52.Les expériences menées à ce jour, à savoir des consultations organisées par les gouvernements locaux, montrent que la promotion de cette démarche est principalement assurée par l’Église catholique et les organisations de la société civile, la Coordination nationale autochtone et paysanne et Colectivo Madre Selva, qui ont fourni les moyens logistiques nécessaires. Depuis 2005, 11 consultations de communautés autochtones ont ainsi eu lieu. Chacune d’elles présentait des caractéristiques particulières en ce qui concernait notamment:

a)L’annonce de la consultation;

b)L’organisation de la consultation;

c)Le contrôle et l’enregistrement des participants;

d)Les modalités du vote.

53.Dans certains cas, la consultation des communautés s’est déroulée de manière particulière, comme à San Pablo, dans le département de San Marcos, où elle a dû être interrompue et n’a pu aboutir. Les consultations tenues à Sipacapa, également dans le département de San Marcos (Nord‑Ouest) et à Río Hondo, dans le département de Zacapa (Est) ont fait jurisprudence au niveau national. Ce sont quelques exemples de consultations de communautés sortant de l’ordinaire. Le calendrier établi pour 2007 prévoit des consultations au sujet d’activités minières et de l’utilisation de ressources naturelles. Le Comité sera informé de leurs résultats en temps voulu.

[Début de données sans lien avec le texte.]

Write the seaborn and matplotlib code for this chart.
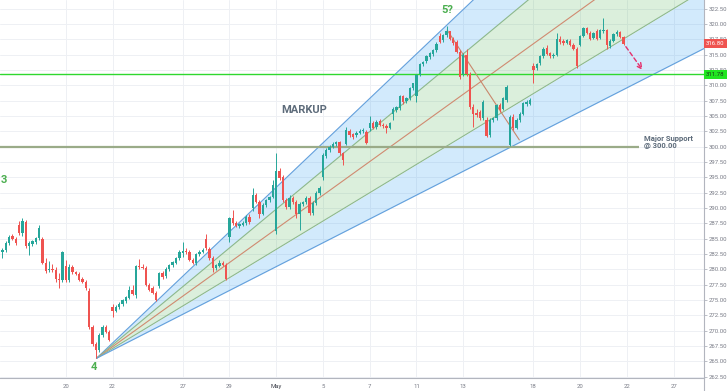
import numpy as np
import pandas as pd
import matplotlib
matplotlib.use("Agg")
import matplotlib.pyplot as plt
import matplotlib.transforms as mtransforms
import seaborn as sns

# hourly bars, index 0 = first bar of Apr 20 (7 bars per session)
first_bar = -19
opens = [
    282.8, 283.1, 284.3, 285.4, 284.9,                      # Apr 15 (part)
    287.2, 285.9, 287.7, 283.8, 284.2, 284.5, 285.1,        # Apr 16
    285.0, 281.0, 279.9, 280.1, 279.9, 278.4, 278.2,        # Apr 17
    280.5, 278.2, 280.4, 279.5, 279.3, 278.4, 278.0,        # Apr 20
    276.4, 270.6, 267.8, 266.9, 269.3, 270.6, 269.8,        # Apr 21
    273.8, 273.2, 273.8, 274.3, 274.8, 275.4, 276.7,        # Apr 22
    275.8, 280.5, 280.4, 280.2, 277.4, 276.9, 276.1,        # Apr 23
    277.2, 279.4, 278.9, 280.0, 280.7, 281.1, 281.8,        # Apr 24
    282.6, 283.0, 282.9, 281.6, 281.0, 282.5, 282.8,        # Apr 27
    285.0, 283.3, 281.8, 280.2, 280.6, 281.1, 280.7,        # Apr 28
    285.3, 288.3, 287.5, 287.1, 287.3, 287.5, 288.6,        # Apr 29
    290.0, 292.1, 291.0, 289.1, 290.5, 291.3, 291.8,        # Apr 30
    286.2, 296.0, 295.0, 291.3, 290.2, 291.6, 291.0,        # May 1
    289.0, 290.7, 290.9, 291.6, 289.2, 290.8, 292.4,        # May 4
    295.1, 298.5, 299.4, 300.0, 300.4, 300.8, 298.9,        # May 5
    300.5, 302.6, 302.0, 301.9, 302.3, 302.5, 302.4,        # May 6
    303.1, 303.9, 303.2, 304.2, 303.6, 303.4, 303.1,        # May 7
    305.4, 306.0, 306.3, 308.2, 307.4, 307.9, 309.5,        # May 8
    308.2, 311.9, 313.4, 313.9, 314.6, 315.1, 315.8,        # May 11
    318.0, 317.4, 318.2, 318.8, 317.6, 317.0, 315.5,        # May 12
    311.9, 315.0, 311.9, 306.5, 305.5, 305.6, 304.6,        # May 13
    304.3, 301.9, 304.4, 304.6, 306.8, 306.2, 307.6,        # May 14
    300.3, 304.9, 303.0, 304.3, 305.4, 306.9, 307.0,        # May 15
    313.2, 312.8, 313.6, 314.7, 316.1, 315.2, 314.7,        # May 18
    315.0, 317.6, 317.3, 316.9, 317.3, 316.6, 316.0,        # May 19
    316.6, 318.0, 319.3, 318.5, 317.7, 318.9, 317.7,        # May 20
    318.8, 319.0, 316.4, 317.2, 318.3, 318.7, 317.9,        # May 21
]
highs = [
    283.5, 284.6, 285.6, 285.8, 285.2,
    287.9, 288.3, 288.1, 284.6, 284.8, 285.3, 287.3,
    285.3, 281.9, 281.3, 280.8, 280.3, 279.4, 283.0,
    281.6, 280.8, 280.7, 279.8, 279.6, 278.7, 278.3,
    276.9, 271.0, 268.2, 269.6, 270.9, 271.0, 270.1,
    274.3, 274.2, 274.6, 275.2, 275.7, 277.3, 277.4,
    280.7, 281.7, 280.9, 280.5, 277.8, 277.2, 276.4,
    279.6, 279.8, 280.3, 280.9, 281.4, 282.0, 283.1,
    284.4, 283.4, 283.1, 281.9, 282.7, 283.1, 283.5,
    285.8, 283.6, 282.1, 280.9, 281.6, 281.4, 281.0,
    288.5, 289.6, 287.9, 287.6, 287.8, 288.8, 289.0,
    293.2, 292.5, 291.3, 290.8, 291.5, 292.0, 294.5,
    298.9, 296.5, 295.3, 291.7, 292.1, 292.0, 291.3,
    291.0, 291.2, 291.9, 291.9, 291.1, 292.7, 293.6,
    298.9, 299.8, 300.3, 300.8, 301.0, 301.0, 299.2,
    303.2, 302.9, 302.3, 302.6, 302.9, 303.0, 302.7,
    305.0, 304.2, 304.3, 304.5, 303.9, 303.7, 304.0,
    306.4, 306.7, 308.5, 308.5, 308.1, 309.7, 310.4,
    311.9, 313.6, 314.0, 314.9, 315.4, 316.0, 317.1,
    318.6, 318.4, 319.6, 318.9, 317.9, 317.4, 315.8,
    315.2, 315.9, 312.2, 306.9, 306.1, 306.0, 307.6,
    304.8, 304.6, 304.9, 307.0, 307.1, 308.1, 310.0,
    305.1, 305.3, 304.6, 305.6, 307.3, 307.6, 307.9,
    313.6, 313.6, 314.9, 316.3, 316.5, 315.5, 315.3,
    318.5, 318.0, 317.6, 317.6, 317.5, 316.9, 316.3,
    318.2, 319.5, 319.5, 318.8, 318.7, 319.2, 319.2,
    320.9, 319.2, 317.5, 318.5, 319.0, 318.9, 318.1,
]
lows = [
    281.8, 282.8, 284.0, 284.7, 284.0,
    285.6, 285.5, 283.4, 282.4, 283.8, 284.2, 284.8,
    280.8, 279.4, 279.6, 279.5, 278.0, 276.9, 278.0,
    278.0, 277.9, 279.3, 279.0, 278.1, 277.7, 276.7,
    270.3, 267.5, 265.5, 266.6, 269.0, 269.6, 268.3,
    272.3, 273.0, 273.5, 274.0, 274.5, 275.2, 275.8,
    275.3, 280.1, 280.0, 277.2, 276.4, 275.9, 274.8,
    276.9, 278.5, 278.6, 279.8, 280.4, 280.9, 281.6,
    282.0, 282.5, 281.4, 280.8, 280.7, 282.2, 282.6,
    283.2, 281.6, 279.5, 279.9, 280.4, 280.5, 278.2,
    284.5, 287.3, 286.9, 286.8, 287.0, 287.3, 287.4,
    289.5, 290.8, 288.4, 288.8, 290.2, 291.0, 291.6,
    285.8, 294.6, 291.0, 289.8, 289.9, 290.7, 288.3,
    286.4, 290.3, 290.6, 288.8, 288.9, 290.5, 292.1,
    294.5, 298.2, 299.1, 299.7, 300.1, 298.7, 297.0,
    300.2, 301.6, 301.3, 301.6, 302.0, 302.2, 300.4,
    302.5, 302.8, 302.9, 303.3, 303.1, 302.2, 302.9,
    304.3, 305.7, 306.0, 307.0, 307.1, 307.6, 309.2,
    307.3, 311.6, 313.1, 313.6, 314.3, 314.8, 315.5,
    316.9, 317.1, 317.9, 317.4, 316.6, 315.2, 311.0,
    311.5, 311.6, 306.2, 303.2, 304.8, 304.3, 304.3,
    301.5, 301.6, 304.0, 304.3, 305.7, 305.9, 307.3,
    300.1, 302.7, 302.8, 304.0, 305.1, 306.6, 306.8,
    310.3, 312.5, 313.3, 314.4, 314.9, 314.4, 314.4,
    314.8, 316.7, 316.6, 316.7, 316.4, 315.8, 312.9,
    316.4, 317.8, 318.3, 317.4, 317.5, 317.4, 317.5,
    318.5, 316.0, 316.1, 317.0, 318.0, 317.7, 316.5,
]
closes = [
    283.1, 284.3, 285.3, 284.9, 284.3,
    285.9, 287.8, 283.8, 284.3, 284.6, 285.1, 286.7,
    281.0, 279.8, 280.1, 279.9, 278.4, 278.2, 282.8,
    278.2, 280.4, 279.5, 279.2, 278.3, 277.9, 276.9,
    270.6, 267.8, 266.9, 269.3, 270.6, 269.8, 268.5,
    273.2, 273.9, 274.4, 275.0, 275.5, 276.7, 276.0,
    280.5, 280.3, 280.2, 277.4, 276.7, 276.1, 275.0,
    279.4, 278.8, 280.1, 280.7, 281.2, 281.8, 282.9,
    283.0, 282.8, 281.6, 281.0, 282.5, 282.9, 283.2,
    283.4, 281.8, 280.2, 280.7, 281.1, 280.7, 278.4,
    288.3, 287.5, 287.1, 287.4, 287.6, 288.6, 287.7,
    292.1, 291.0, 289.1, 290.5, 291.3, 291.8, 293.8,
    296.0, 294.9, 291.3, 290.2, 291.7, 291.0, 289.1,
    290.7, 290.9, 291.6, 289.2, 290.8, 292.4, 293.2,
    298.6, 299.5, 300.0, 300.5, 300.8, 298.9, 297.8,
    302.7, 301.9, 301.6, 302.3, 302.6, 302.7, 300.6,
    303.8, 303.0, 304.1, 303.5, 303.4, 303.1, 303.8,
    306.2, 306.4, 308.2, 307.3, 307.9, 309.5, 310.3,
    311.7, 313.4, 313.8, 314.7, 315.2, 315.8, 316.8,
    317.1, 318.2, 318.9, 317.6, 316.9, 315.5, 311.4,
    314.9, 311.9, 306.5, 305.4, 305.2, 304.6, 307.3,
    301.8, 304.3, 304.6, 306.8, 306.0, 307.9, 309.8,
    304.9, 303.0, 304.3, 305.4, 307.1, 307.3, 307.6,
    312.5, 313.4, 314.7, 316.0, 315.1, 314.7, 315.0,
    317.6, 317.0, 316.9, 317.4, 316.6, 316.0, 313.1,
    318.0, 319.3, 318.5, 317.6, 318.5, 317.6, 319.0,
    319.1, 316.6, 317.2, 318.3, 318.7, 317.9, 316.8,
]

# day labels on the time axis (bar index of each session start)
day_ticks = [0, 14, 35, 49, 63, 77, 91, 105, 119, 140, 154, 168, 182]
day_labels = ["20", "22", "27", "29", "May", "5", "7", "11", "13", "18", "20", "22", "27"]

# fan drawn from wave-4 low, level of each ray at the right edge
fan_start = (9.2, 265.5)
fan_end_x = 191.1
fan_ends = [359.7, 347.7, 336.8, 325.5, 316.0]

last_price = 316.80
green_level = 311.78
support_level = 300.00
peak_line_x = [114.2, 135.8]
peak_line_y = [319.0, 301.1]
arrow_from = (167.7, 316.3)
arrow_to = (172.7, 312.5)

sns.set_style("white")
plt.rcParams["font.family"] = ["Roboto", "DejaVu Sans"]

df = pd.DataFrame({"o": opens, "h": highs, "l": lows, "c": closes})
df["x"] = np.arange(len(df)) + first_bar
up = df["c"] >= df["o"]
colors = np.where(up, "#26a69a", "#ef5350")

fig = plt.figure(figsize=(7.28, 3.91), dpi=100)
ax = fig.add_axes([0, 13 / 391, 704 / 728, 378 / 391])
ax.set_xlim(-19.7, 191.1)
ax.set_ylim(262.28, 323.91)

# grid
yt = np.arange(262.5, 323.0, 2.5)
for y in yt:
    ax.axhline(y, color="#eef0f4", lw=0.7, zorder=0)
for x in day_ticks:
    ax.axvline(x, color="#eef0f4", lw=0.7, zorder=0)

# fan bands
x0, y0 = fan_start
xs = [x0, fan_end_x]
ax.fill_between(xs, [y0, fan_ends[0]], [y0, fan_ends[1]], color="#2196f3", alpha=0.2, lw=0, zorder=1)
ax.fill_between(xs, [y0, fan_ends[1]], [y0, fan_ends[3]], color="#4caf50", alpha=0.2, lw=0, zorder=1)
ax.fill_between(xs, [y0, fan_ends[3]], [y0, fan_ends[4]], color="#2196f3", alpha=0.2, lw=0, zorder=1)
ray_colors = ["#64a0dc", "#8cb88c", "#d08a70", "#8cb88c", "#64a0dc"]
for end, col in zip(fan_ends, ray_colors):
    ax.plot(xs, [y0, end], color=col, lw=0.8, zorder=2)

# levels
ax.axhline(green_level, color="#2fd82f", lw=1.0, zorder=3)
ax.hlines(support_level, -19.7, 171.7, color="#9aab88", lw=1.6, zorder=3)
ax.plot(peak_line_x, peak_line_y, color="#c9876c", lw=0.8, zorder=3)

# candles
ax.vlines(df["x"], df["l"], df["h"], colors=colors, lw=0.7, zorder=4)
body_lo = np.minimum(df["o"], df["c"])
body_h = np.maximum((df["c"] - df["o"]).abs(), 0.1)
ax.bar(df["x"], body_h, bottom=body_lo, width=0.7, color=colors, lw=0, zorder=5)

ax.annotate("", xy=arrow_to, xytext=arrow_from,
            arrowprops=dict(arrowstyle="->", linestyle=(0, (3, 2)), color="#e5306c", lw=1.0,
                            shrinkA=0, shrinkB=0), zorder=6)

# annotations
green = "#4caf50"
slate = "#5d6b7a"
ax.text(71.3, 306.0, "MARKUP", fontsize=8, fontweight="bold", color=slate, ha="center", va="center")
ax.text(114.3, 322.3, "5?", fontsize=8, fontweight="bold", color=green, ha="center", va="center")
ax.text(8.5, 264.1, "4", fontsize=8, fontweight="bold", color=green, ha="center", va="center")
ax.text(-19.6, 294.6, "3", fontsize=8, fontweight="bold", color=green, ha="left", va="center")
ax.text(173.2, 300.8, "Major Support\n@ 300.00", fontsize=5.5, fontweight="bold", color=slate,
        ha="left", va="center", linespacing=1.0)

# axes
for s in ["top", "left"]:
    ax.spines[s].set_visible(False)
for s in ["right", "bottom"]:
    ax.spines[s].set_color("#b2b5be")
    ax.spines[s].set_linewidth(0.8)
ax.yaxis.tick_right()
ax.set_yticks(yt)
ax.set_yticklabels([f"{v:.2f}" for v in yt])
ax.tick_params(axis="y", labelsize=4.3, labelcolor="#787b86", color="#b2b5be", length=2, width=0.6, pad=1.5)
ax.set_xticks(day_ticks)
ax.set_xticklabels(day_labels)
ax.tick_params(axis="x", labelsize=4.3, labelcolor="#787b86", length=0, pad=4)
for lab in ax.get_xticklabels():
    if lab.get_text() == "May":
        lab.set_color("#40434d")

trans = mtransforms.blended_transform_factory(ax.transAxes, ax.transData)
ax.text(1.003, last_price, f"{last_price:.2f}", transform=trans, fontsize=4.3, color="white",
        ha="left", va="center", zorder=10, clip_on=False,
        bbox=dict(boxstyle="square,pad=0.35", fc="#ef5350", ec="none"))
ax.text(1.003, green_level, f"{green_level:.2f}", transform=trans, fontsize=4.3, color="#1b3d1b",
        ha="left", va="center", zorder=10, clip_on=False,
        bbox=dict(boxstyle="square,pad=0.35", fc="#22e622", ec="none"))

fig.add_artist(plt.Line2D([704 / 728, 704 / 728], [0, 13 / 391], color="#b2b5be", lw=0.8))

fig.savefig("out.png", dpi=100)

54.Malgré la multiplication de ces expériences, nous sommes conscients que le processus de consultation des communautés présente encore des faiblesses et qu’il est nécessaire de renforcer la réglementation existante. Quatre initiatives ont été présentées en ce sens, mais leurs auteurs se sont dispersés et ont eu peu d’impact sur le plénum du Congrès, de sorte qu’elles n’ont pu être concrétisées. La Vice-présidence de la République a organisé plusieurs réunions de travail avec divers éléments de l’exécutif en vue de formuler une proposition unique. En effet, l’analyse des diverses propositions a montré qu’elles n’étaient pas totalement conformes aux principes énoncés dans la Convention no 169 de l’Organisation internationale du Travail (OIT) concernant les peuples indigènes et tribaux dans les pays indépendants, de 1989, à laquelle le Guatemala est partie. Cet effort d’unification des propositions vise donc implicitement à harmoniser la proposition unique qui devrait en résulter avec les dispositions de la Convention no 169. Il faut espérer que les résultats de cette démarche, dont le Comité sera également informé en temps voulu, seront positifs.

55.Par ailleurs, l’Organisation des États américains (OEA) au Guatemala a aidé certaines organisations autochtones à unifier leurs propositions en matière de mécanismes de consultation, avec l’appui du Bureau du Défenseur des droits de l’homme.

56.Pour conclure, on peut dire que l’idée est de rechercher toujours des initiatives consensuelles qui visent à faire véritablement de la consultation un processus légitime et participatif, dans le respect des droits et intérêts des peuples autochtones. Le Gouvernement reconnaît toutefois que pour obtenir de tels consensus, il est nécessaire d’élargir les espaces de dialogue et d’accélérer les procédures permettant de parvenir à des accords, sans quoi le débat se prolongerait sans résultat positif. Cela étant, malgré la complexité de la situation, la tendance actuelle est à l’unification des initiatives à la lumière des lois nationales et, tout particulièrement, des conventions et des pactes internationaux que le Guatemala a ratifiés dans ce domaine.